Of these, 20 had been dismissed. The rest were still involved in criminal procedures.

"We also know that some of our police officers hire their guns out to people to commit crimes," Lamoer said.

The department had registered all service firearms on a database to combat this trend.


Lamoer told reporters the province was afflicted by gang-related violence, substance abuse and illegal firearms.

The latest crime statistics released for the province showed a leap in drug-related crime between 2010/2011 and 2011/2012, from 70 588 reported cases to 77 069.

Illegal possession of firearms dropped slightly in the same period from 2 551 cases to 2 395 cases.

Gang-related crime was not indicated in national crime statistics.

Lamoer said the perceptions of communities were a more reliable indicator of crime than national statistics.

"I don't believe in decreases and increases of crime of more than 10% to 15%, to 30%, 40% because something must be seriously wrong in crime [statistics] for it to fluctuate that way," he said.

"We can celebrate the decreases in crime, but what difference does it make to a baby girl of 18 months who was raped?

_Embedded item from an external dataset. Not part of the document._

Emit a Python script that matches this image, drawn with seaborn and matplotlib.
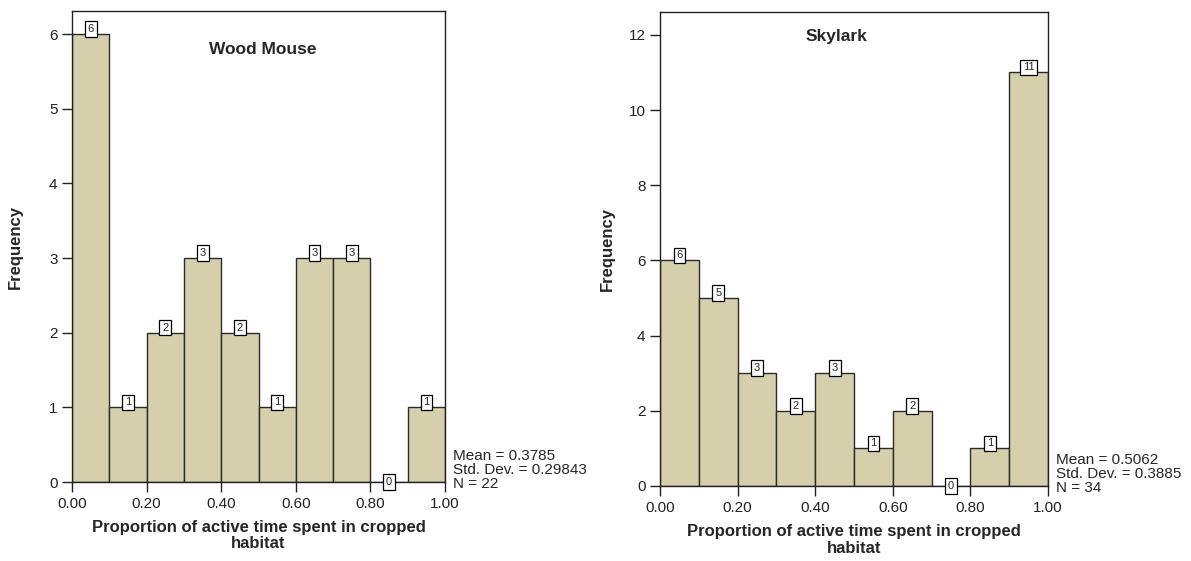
import numpy as np
import matplotlib
matplotlib.use("Agg")
import matplotlib.pyplot as plt
import seaborn as sns

# Histogram data (10 bins of width 0.1)
bin_edges = [0.0, 0.1, 0.2, 0.3, 0.4, 0.5, 0.6, 0.7, 0.8, 0.9, 1.0]
mouse_counts = [6, 1, 2, 3, 2, 1, 3, 3, 0, 1]
skylark_counts = [6, 5, 3, 2, 3, 1, 2, 0, 1, 11]
mouse_stats = "Mean = 0.3785\nStd. Dev. = 0.29843\nN = 22"
skylark_stats = "Mean = 0.5062\nStd. Dev. = 0.3885\nN = 34"
xticks = [0.0, 0.2, 0.4, 0.6, 0.8, 1.0]
mouse_yticks = [0, 1, 2, 3, 4, 5, 6]
skylark_yticks = [0, 2, 4, 6, 8, 10, 12]

bar_color = "#d5cfab"
edge_color = "#2b2b2b"

sns.set_style("ticks")
plt.rcParams["font.family"] = ["Liberation Sans", "DejaVu Sans"]

fig = plt.figure(figsize=(11.91, 5.61), dpi=100)
ax1 = fig.add_axes([0.0605, 0.1408, 0.3132, 0.8396])
ax2 = fig.add_axes([0.5542, 0.1337, 0.3258, 0.8450])

centers = [(a + b) / 2 for a, b in zip(bin_edges[:-1], bin_edges[1:])]


def draw_panel(ax, counts, title, title_pos, ylim, yticks, stats, ylab_x):
    sns.histplot(x=centers, weights=counts, bins=bin_edges, ax=ax,
                 color=bar_color, edgecolor=edge_color, linewidth=1.0,
                 alpha=1.0)
    ax.set_xlim(0, 1)
    ax.set_ylim(0, ylim)
    ax.set_xticks(xticks)
    ax.set_xticklabels([f"{t:.2f}" for t in xticks])
    ax.set_yticks(yticks)
    ax.tick_params(direction="out", length=7, width=1.0, labelsize=11,
                   colors="#222222")
    ax.tick_params(axis="x", pad=4)
    for s in ax.spines.values():
        s.set_visible(True)
        s.set_linewidth(1.0)
        s.set_color("#222222")
    ax.set_xlabel("Proportion of active time spent in cropped\nhabitat",
                  fontsize=12, fontweight="bold", linespacing=1.15,
                  va="top")
    ax.xaxis.set_label_coords(0.5, -0.080)
    ax.set_ylabel("Frequency", fontsize=12, fontweight="bold")
    ax.yaxis.set_label_coords(ylab_x, 0.5)
    ax.text(title_pos[0], title_pos[1], title, transform=ax.transAxes,
            ha="center", va="center", fontsize=12.5, fontweight="bold")
    # count boxes on top of bars
    for c, n in zip(centers, counts):
        ax.text(c, n, str(n), ha="center",
                va="bottom" if n > 0 else "center",
                fontsize=8, zorder=5, clip_on=False,
                bbox=dict(boxstyle="square,pad=0.25", fc="white",
                          ec="black", lw=0.9))
    ax.text(1.02, -0.02, stats, transform=ax.transAxes, ha="left",
            va="bottom", fontsize=11, linespacing=1.02)


draw_panel(ax1, mouse_counts, "Wood Mouse", (0.51, 0.919), 6.31,
           mouse_yticks, mouse_stats, -0.131)
draw_panel(ax2, skylark_counts, "Skylark", (0.454, 0.949), 12.61,
           skylark_yticks, skylark_stats, -0.116)

fig.savefig("out.png", dpi=100)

It doesn't make any sense."

He said the job of the police was to ask how they could go back to a community and change the perceptions of where they lived, or of the government that was tasked with protecting them.

Partnerships with various non-governmental organisations played a key role in keeping an ear to the ground and identifying victims, especially women and children.

Lamoer said these crimes were "sad and also very serious", with victims of sexual offences getting younger.

He said on Wednesday morning alone, he had heard of three girls, aged four, five and 10, who were raped in separate cases.

"It is with people that they know: their fathers, their step-fathers."

He said the police had "excellent partnerships" with non-governmental organisations such as Rape Crisis and The Pink Ladies, but more was needed to fight such crimes.

The partnership with the provincial social development department, for instance, was "not up to scratch" when it came to abuse.